El fantasma de la xenofobia amenaza a Europa
Opinión
28 Mar 2014. Actualizado a las 10:11 h.
Si se materializa el proyecto del Gobierno alemán de expulsar a los inmigrantes sin empleo -aunque sean originarios de países de la Unión Europea- estaríamos ante un golpe mortal a los principios inspiradores de la construcción europea: la libre circulación de las mercancías y de las personas. La unión económica, el mercado único para las empresas y el capital, se ha desarrollado a gran velocidad y ya es una realidad desde hace años. Sin embargo, la unión política, y sobre todo la social, con un enorme retraso, está ahora bajo amenaza de un retroceso inaceptable.
La movilidad de la personas en Europa es cuantitativamente irrelevante: menos del 3 % de los ciudadanos comunitarios viven en un Estado diferente a donde nacieron. Y ahora desde Alemania, el corazón del proyecto, se quiere limitar todavía más. Es otra vez el triunfo de la Europa de los mercaderes, que desdibuja el proyecto de crear un nuevo sujeto político y social, los Estados Unidos de Europa, para volver a ser una zona de libre cambio, una unión aduanera, un espacio tan solo para el negocio.
Actúan contra los inmigrantes pobres, justamente los que más necesitan de la oportunidad para una vida decente que le pueden ofrecer los territorios más ricos. Porque la UE es un espacio desequilibrado, con enormes diferencias en niveles de riqueza, de bienestar y de empleo que ahora, con la crisis, se agrandan. Con economías como la española, con millones de parados, y otras, como la alemana, que necesitan trabajadores.
Es inaceptable que desde los países centrales de la Unión se impulse y acelere la ampliación de la UE -ya somos más de 28 países-, para restringir a continuación la integración de los nuevos ciudadanos. Esto es, se amplían mercados y se restringen derechos. Y siempre pagan los mismos: los inmigrantes pobres. Los subsaharianos que se estrellan contra las vallas de Ceuta y Melilla, los magrebíes que se ahogan frente a Lampedusa, los gitanos expulsados de Francia, los búlgaros y rumanos que no quieren en Alemania o Bélgica.
Y sin embargo, la inmigración es pieza básica del desarrollo y bienestar de los países ricos, sometidos a un proceso de envejecimiento poblacional que en el corto plazo solo pueden corregir con inmigrantes que, además, se ocupan de los empleos que los nacionales no quieren.
Lo saben Merkel y Valls, el ministro francés de Interior, Rajoy, el Gobierno belga, Cameron o las autoridades suizas.
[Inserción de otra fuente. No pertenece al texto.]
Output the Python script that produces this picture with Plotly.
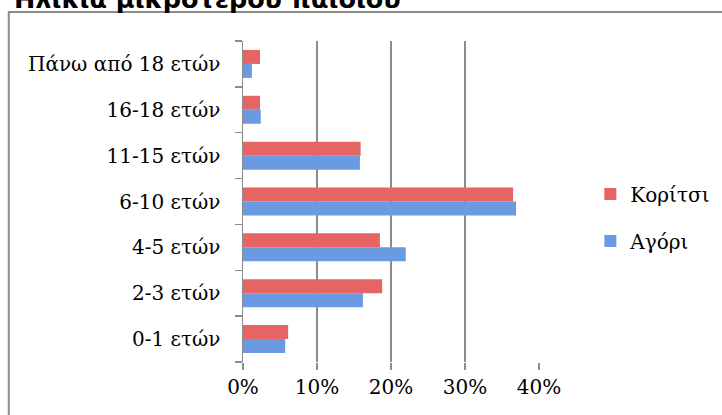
import plotly.graph_objects as go

categories = ["0-1 ετών", "2-3 ετών", "4-5 ετών", "6-10 ετών", "11-15 ετών", "16-18 ετών", "Πάνω από 18 ετών"]
boys = [0.057, 0.162, 0.220, 0.369, 0.158, 0.024, 0.012]
girls = [0.061, 0.188, 0.185, 0.365, 0.159, 0.023, 0.023]
tick_vals = [0, 0.1, 0.2, 0.3, 0.4]
tick_text = ["0%", "10%", "20%", "30%", "40%"]
title_text = "Ηλικία μικρότερου παιδιού"

W, H = 722, 415
L, R, T, B = 243, 538.7, 41, 362
pw, ph = R - L, B - T

def px(x):
    return (x - L) / pw

def py(y):
    return (B - y) / ph

serif = "DejaVu Serif"

fig = go.Figure()
fig.add_trace(go.Bar(y=categories, x=boys, orientation="h", name="Αγόρι",
                     marker=dict(color="#6a9be2", line=dict(width=0)), legend="legend2"))
fig.add_trace(go.Bar(y=categories, x=girls, orientation="h", name="Κορίτσι",
                     marker=dict(color="#e66464", line=dict(width=0)), legend="legend"))

fig.update_layout(
    width=W, height=H,
    margin=dict(l=L, r=W - R, t=T, b=H - B, pad=0, autoexpand=False),
    paper_bgcolor="white", plot_bgcolor="white",
    barmode="group", bargap=0.39, bargroupgap=0,
    font=dict(family=serif, size=20, color="black"),
    xaxis=dict(range=[0, 0.4], tickvals=tick_vals, ticktext=tick_text,
               showgrid=True, gridcolor="#8c8c8c", gridwidth=1.5,
               zeroline=False, showline=False, automargin=False,
               ticks="outside", ticklen=7, tickcolor="#8c8c8c", tickwidth=1.5,
               tickfont=dict(family=serif, size=20), fixedrange=True),
    yaxis=dict(type="category", categoryorder="array", categoryarray=categories,
               showline=True, linecolor="#8c8c8c", linewidth=1.5, automargin=False,
               ticks="outside", tickson="boundaries", ticklen=7, tickcolor="#8c8c8c", tickwidth=1.5,
               showgrid=False, ticklabelstandoff=17,
               tickfont=dict(family=serif, size=20), fixedrange=True),
    legend=dict(x=px(590), y=py(194), xanchor="left", yanchor="middle",
                font=dict(family=serif, size=20), bgcolor="rgba(0,0,0,0)"),
    legend2=dict(x=px(590), y=py(241), xanchor="left", yanchor="middle",
                 font=dict(family=serif, size=20), bgcolor="rgba(0,0,0,0)"),
    showlegend=True,
)

fig.add_shape(type="rect", xref="paper", yref="paper",
              x0=px(9), x1=px(740), y0=py(440), y1=py(12),
              line=dict(color="#8c8c8c", width=2), fillcolor="rgba(0,0,0,0)", layer="below")

fig.add_annotation(text="<b>" + title_text + "</b>", xref="paper", yref="paper",
                   x=px(12), y=py(-1.5), xanchor="left", yanchor="middle", showarrow=False,
                   font=dict(family="DejaVu Sans", size=25.5, color="black"))

fig.write_html("out.html", config={"displayModeBar": False, "staticPlot": True},
               post_script="document.body.style.margin='0';document.body.style.overflow='hidden';")
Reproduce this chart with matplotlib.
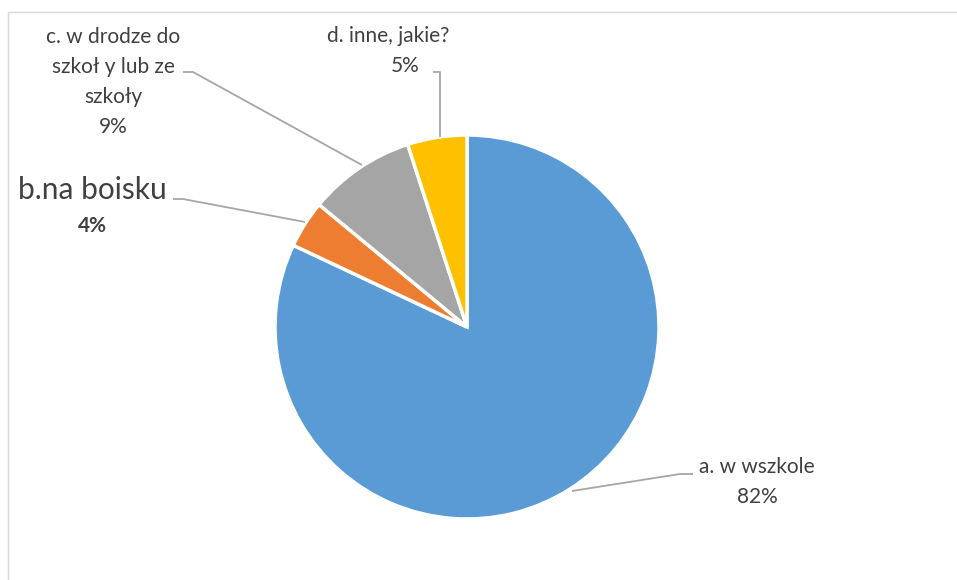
import matplotlib.pyplot as plt

# data
labels = ['a. w wszkole', 'b.na boisku', 'c. w drodze do\nszkoł y lub ze\nszkoły', 'd. inne, jakie?']
values = [82, 4, 9, 5]
colors = ['#5B9BD5', '#ED7D31', '#A5A5A5', '#FFC000']

W, H = 957, 580
plt.rcParams['font.family'] = ['Lato', 'DejaVu Sans']

fig = plt.figure(figsize=(W / 100, H / 100), dpi=100)
ax = fig.add_axes([0, 0, 1, 1])
ax.set_xlim(0, W)
ax.set_ylim(0, H)
ax.set_aspect('equal')
ax.axis('off')

# pixel -> data (y flipped)
def P(x, y):
    return x, H - y

wedges, _ = ax.pie(values, colors=colors, startangle=90, counterclock=False,
                   center=P(467, 327), radius=192,
                   wedgeprops=dict(edgecolor='white', linewidth=2.5))
ax.set_xlim(0, W)
ax.set_ylim(0, H)

txt = '#404040'
lc = '#A6A6A6'

# leader lines
leaders = [
    [(572, 491), (680, 474), (693, 474)],
    [(305, 222), (183, 199), (173, 199)],
    [(362, 165), (193, 72), (183, 72)],
    [(440, 137), (440, 72), (433, 72)],
]
for pts in leaders:
    xs = [p[0] for p in pts]
    ys = [H - p[1] for p in pts]
    ax.plot(xs, ys, color=lc, lw=1.3, solid_capstyle='butt')

pct = [f'{v}%' for v in values]
fs = 15

# a
ax.text(*P(757, 467), labels[0], ha='center', va='center', fontsize=fs, color=txt)
ax.text(*P(757, 497), pct[0], ha='center', va='center', fontsize=fs, color=txt)
# b
ax.text(*P(92, 190), labels[1], ha='center', va='center', fontsize=21.5, color=txt)
ax.text(*P(92, 226), pct[1], ha='center', va='center', fontsize=fs, color=txt, fontweight='bold')
# c
for i, line in enumerate(labels[2].split('\n') + [pct[2]]):
    ax.text(*P(113, 37 + 30 * i), line, ha='center', va='center', fontsize=fs, color=txt)
# d
ax.text(*P(388, 36), labels[3], ha='center', va='center', fontsize=fs, color=txt)
ax.text(*P(405, 66), pct[3], ha='center', va='center', fontsize=fs, color=txt)

# chart frame
ax.plot([8, 8, W], [0, H - 11.5, H - 11.5], color='#D9D9D9', lw=1.0)

fig.savefig('out.png', dpi=100, facecolor='white')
Y, sin embargo, a pesar de la evidencia, una ola de xenofobia reaccionaria vuelve, otra vez, a ensuciar a la mayoría de los países europeos, haciéndonos regresar a lo más negro de nuestro pasado.
Contra todo sentimiento humanitario, contra toda lógica económica, contra toda evidencia estadística, el discurso xenófobo, concentrando el odio hacia los inmigrantes más pobres, contamina de forma creciente la escena política europea. El auge de los partidos de la extrema derecha racista, como el Frente Nacional de Le Pen en Francia o el UKIP en Gran Bretaña, y el miedo a los resultados de las elecciones al Parlamento Europeo entre los grandes partidos, están detrás de esta peligrosa corriente a detener ya, antes de que sea demasiado tarde y nos arrastre a todos por el camino de la ignominia.